A proposta atual proíbe, em todas as situações, o ensaio de produtos de alto risco em condições reais, uma restrição que remete os produtos de alto risco que carecem de validação prévia para ensaios nas chamadas “sandboxes”. O grupo defende, como outros atores do sector têm alertado, que isto pode “abrandar significativamente o ritmo da inovação, colocando a Europa numa situação de desvantagem competitiva”.
Permitir ensaios limitados no mundo real, em condições controladas, “promoveria um ambiente mais favorável à inovação de produtos na Europa, mantendo simultaneamente uma abordagem equilibrada da gestão dos riscos”, sublinha-se.
Os promotores do centro português pedem também que sejam eliminadas as barreiras ao desenvolvimento de foundation models em open-source e que sejam revistas algumas disposições relativas a estes modelos fundacionais.
Recorda-se que o contributo do software open source para o PIB da União Europeia variará entre os 65 mil milhões e 95 mil milhões de euros e que estas ferramentas são fundamentais para que PME e entidades com menos recursos inovem e consigam competir com as grandes empresas. A proposta legislativa atual prevê um conjunto de condicionantes aos modelos fundacionais open-source que o centro defende que sejam eliminadas, para não limitar a inovação colaborativa que é a base do modelo open source.

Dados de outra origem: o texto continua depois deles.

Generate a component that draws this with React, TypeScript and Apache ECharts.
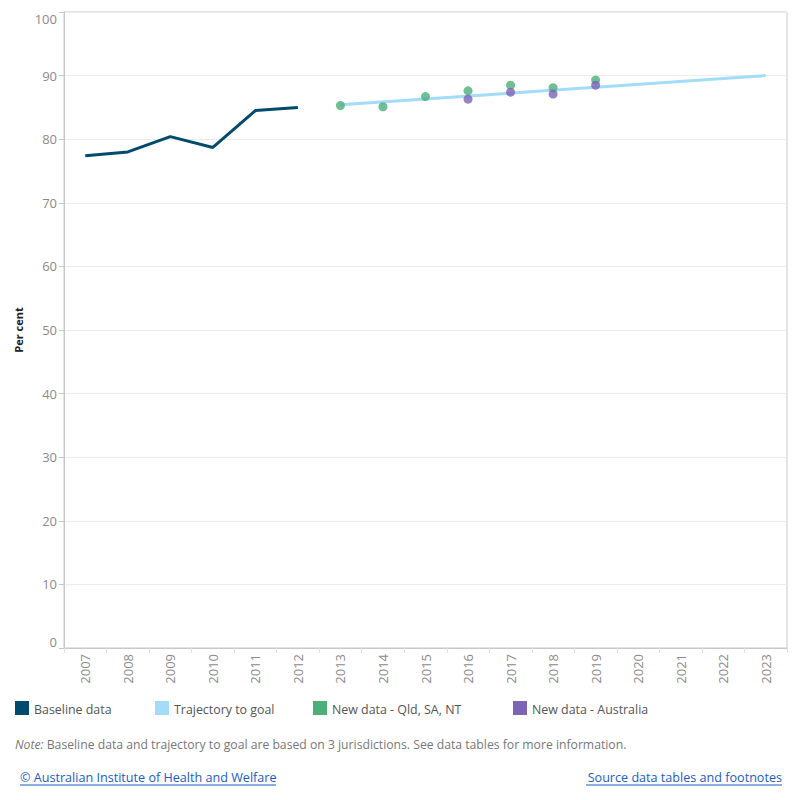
import React, { useEffect, useRef } from "react";
import * as echarts from "echarts";

const years = [
  "2007", "2008", "2009", "2010", "2011", "2012", "2013", "2014", "2015",
  "2016", "2017", "2018", "2019", "2020", "2021", "2022", "2023",
];

// Baseline data (3 jurisdictions), 2007–2012
const baseline = [77.4, 78.0, 80.4, 78.7, 84.5, 85.0, null, null, null, null, null, null, null, null, null, null, null];

// Trajectory to goal: straight line from 2013 to 2023
const trajectory = [null, null, null, null, null, null, 85.4, null, null, null, null, null, null, null, null, null, 90.0];

// New data - Qld, SA, NT
const newDataJur = [null, null, null, null, null, null, 85.3, 85.1, 86.7, 87.6, 88.5, 88.1, 89.3, null, null, null, null];

// New data - Australia
const newDataAus = [null, null, null, null, null, null, null, null, null, 86.3, 87.4, 87.1, 88.5, null, null, null, null];

const yTicks = [0, 10, 20, 30, 40, 50, 60, 70, 80, 90, 100];

const legendItems = [
  { label: "Baseline data", color: "#004a6d", x: 15 },
  { label: "Trajectory to goal", color: "#a2dcf9", x: 155 },
  { label: "New data - Qld, SA, NT", color: "#4cae79", x: 313 },
  { label: "New data - Australia", color: "#7b63b5", x: 513 },
];

const FONT = "'Open Sans', 'Noto Sans', sans-serif";

export default function App() {
  const ref = useRef<HTMLDivElement>(null);

  useEffect(() => {
    if (!ref.current) return;
    const chart = echarts.init(ref.current, null, { renderer: "svg" });

    const legendGraphics: any[] = [];
    legendItems.forEach((it) => {
      legendGraphics.push({
        type: "rect",
        shape: { x: it.x, y: 701, width: 14, height: 14 },
        style: { fill: it.color },
      });
      legendGraphics.push({
        type: "text",
        x: it.x + 19,
        y: 709,
        style: {
          text: it.label,
          fill: "#555555",
          font: `12.4px ${FONT}`,
          verticalAlign: "middle",
        },
      });
    });

    const linkColor = "#1a5cc4";

    chart.setOption({
      animation: false,
      backgroundColor: "#ffffff",
      grid: {
        left: 64,
        right: 13,
        top: 12,
        bottom: 152,
        show: true,
        borderColor: "#c8c8c8",
        borderWidth: 1,
      },
      xAxis: {
        type: "category",
        data: years,
        boundaryGap: true,
        axisLine: { lineStyle: { color: "#c8c8c8" } },
        axisTick: { show: true, length: 5, lineStyle: { color: "#e2e2e2" } },
        axisLabel: {
          rotate: 90,
          color: "#8a8a8a",
          fontSize: 13,
          fontFamily: FONT,
          margin: 6,
        },
        splitLine: { show: false },
      },
      yAxis: {
        type: "value",
        min: yTicks[0],
        max: yTicks[yTicks.length - 1],
        interval: 10,
        name: "Per cent",
        nameLocation: "middle",
        nameRotate: 90,
        nameGap: 37,
        nameTextStyle: {
          color: "#222222",
          fontWeight: "bold",
          fontSize: 11,
          fontFamily: FONT,
        },
        axisLine: { show: true, lineStyle: { color: "#c8c8c8" } },
        axisTick: { show: true, length: 5, lineStyle: { color: "#c8c8c8" } },
        axisLabel: {
          color: "#8a8a8a",
          fontSize: 13,
          fontFamily: FONT,
          margin: 7,
          verticalAlignMinLabel: "bottom",
          verticalAlignMaxLabel: "top",
        },
        splitLine: { show: true, lineStyle: { color: "#ececec", width: 1 } },
      },
      series: [
        {
          name: "Baseline data",
          type: "line",
          data: baseline,
          symbol: "none",
          lineStyle: { color: "#004a6d", width: 3 },
          z: 2,
        },
        {
          name: "Trajectory to goal",
          type: "line",
          data: trajectory,
          connectNulls: true,
          symbol: "none",
          lineStyle: { color: "#a2dcf9", width: 3 },
          z: 2,
        },
        {
          name: "New data - Qld, SA, NT",
          type: "scatter",
          data: newDataJur,
          symbol: "circle",
          symbolSize: 9,
          itemStyle: { color: "#4cae79" },
          z: 3,
        },
        {
          name: "New data - Australia",
          type: "scatter",
          data: newDataAus,
          symbol: "circle",
          symbolSize: 9,
          itemStyle: { color: "#7b63b5" },
          z: 4,
        },
      ],
      graphic: [
        ...legendGraphics,
        {
          type: "text",
          x: 15,
          y: 744,
          style: {
            text: "{i|Note:} Baseline data and trajectory to goal are based on 3 jurisdictions. See data tables for more information.",
            verticalAlign: "middle",
            font: `12.2px ${FONT}`,
            fill: "#777777",
            rich: {
              i: { fontStyle: "italic", fontSize: 12.2, fontFamily: FONT, fill: "#777777" },
            },
          },
        },
        {
          type: "text",
          x: 20,
          y: 777,
          style: {
            text: "© Australian Institute of Health and Welfare",
            font: `12.6px ${FONT}`,
            fill: linkColor,
            verticalAlign: "middle",
          },
        },
        {
          type: "line",
          shape: { x1: 20, y1: 785, x2: 276, y2: 785 },
          style: { stroke: linkColor, lineWidth: 1 },
        },
        {
          type: "text",
          x: 782,
          y: 777,
          style: {
            text: "Source data tables and footnotes",
            font: `12.6px ${FONT}`,
            fill: linkColor,
            align: "right",
            verticalAlign: "middle",
          },
        },
        {
          type: "line",
          shape: { x1: 586, y1: 785, x2: 782, y2: 785 },
          style: { stroke: linkColor, lineWidth: 1 },
        },
      ],
    });

    return () => chart.dispose();
  }, []);

  return <div ref={ref} style={{ width: 800, height: 800, margin: -8 }} />;
}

Sugere-se ainda que o quadro legal europeu reforce as preocupações e obrigações ambientais, para além daquilo que já prevê e que está essencialmente direcionado para os sistemas de alto risco. Pede-se ainda “uma maior clareza na regulação”.

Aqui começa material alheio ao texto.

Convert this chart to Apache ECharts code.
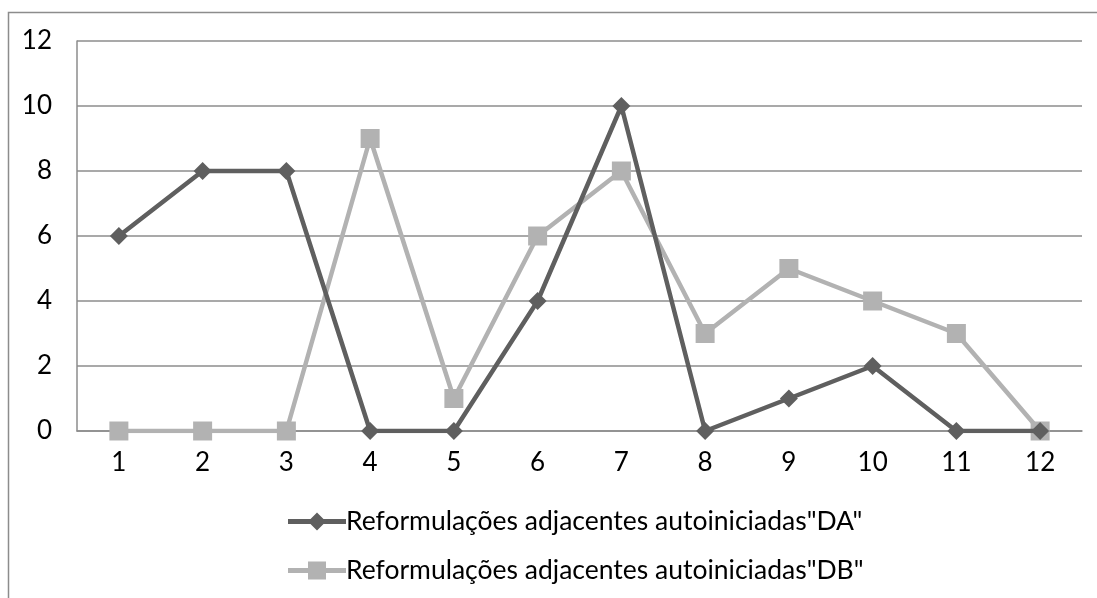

Neste último ponto, a nota vai essencialmente para as disposições do texto no que refere à alteração da classificação de um sistema de IA para alto risco e obrigações associadas. O grupo pede que o texto seja mais claro sobre quando e como as obrigações associadas a esse sistema se alteram.

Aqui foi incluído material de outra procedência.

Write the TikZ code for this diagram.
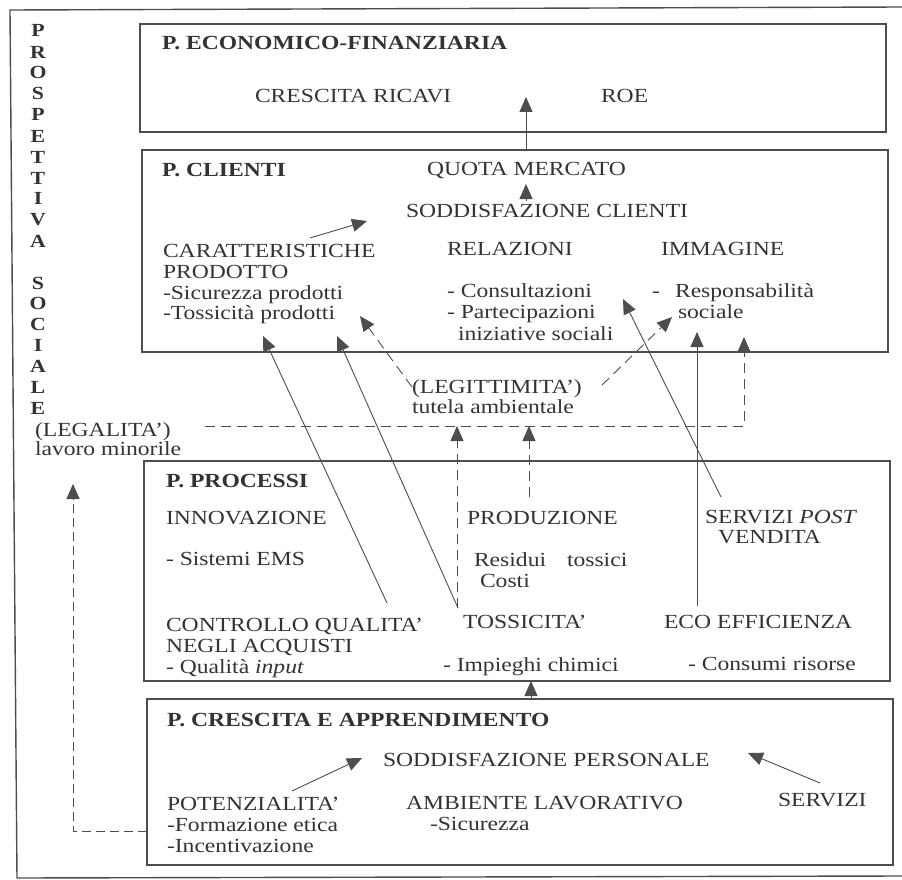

O Centro explica que as recomendações pretendem contribuir para clarificar o impacto do AI Act no desenvolvimento humano, de forma que impulsione a inovação, promover a democratização da tecnologia e aumentar a literacia sobre os termos utilizados.
A posição do Centro para a IA Responsável reflete a visão do consórcio criado no âmbito de uma das agendas mobilizadoras do Plano de Recuperação e Resiliência, que se propõe desenvolver 21 novos produtos, baseados em princípios e tecnologias de IA responsável. O consórcio integra 10 startups, oito centros de investigação, uma sociedade de advogados e cinco grandes empresas.
“Em vez de olharmos para a regulamentação como uma restrição, esta deve ser vista como um facilitador da inovação, garantindo a aceitação pública e promovendo a diferenciação empresarial. A Inteligência Artificial responsável não é somente uma opção, é a única forma possível de avançar na IA”, sublinha Virgínia Dignum, membro do Comité de Ética do Centro de IA Responsável e do High-Level Advisory Board on AI das Nações Unidas.
O posicionamento do Centro de IA Responsável foi tornado público na semana em que decorreu o AI Safety Summit, uma das maiores conferências mundiais realizadas até à data para discutir a inteligência artificial, dos pontos de vista da regulação e da segurança. Pode encontrar mais detalhes sobre cada uma das propostas online.
O AI Act está a percorrer os passos necessários na orgânica da União Europeia para se transformar no regulamento de referência para toda a região. A expectativa é que o processo legislativo esteja concluído até ao final do ano. Depois da aprovação em junho pelo Parlamento Europeu, de um texto já com uma série de emendas à versão inicial, decorrem as negociações com os Estados-membros, no âmbito do Conselho da União Europeia, para se chegar a uma versão final do texto.
No próximo dia 25 de novembro, na Fundação Champalimaud, decorre o Center for Responsible AI Fórum. Durante o evento, que vai contar com a presença do neurocientista António Damásio, vão ser demonstrados 10 produtos desenvolvidos no Centro de IA Responsável. O consórcio conta com um financiamento de 78 milhões de euros do PRR.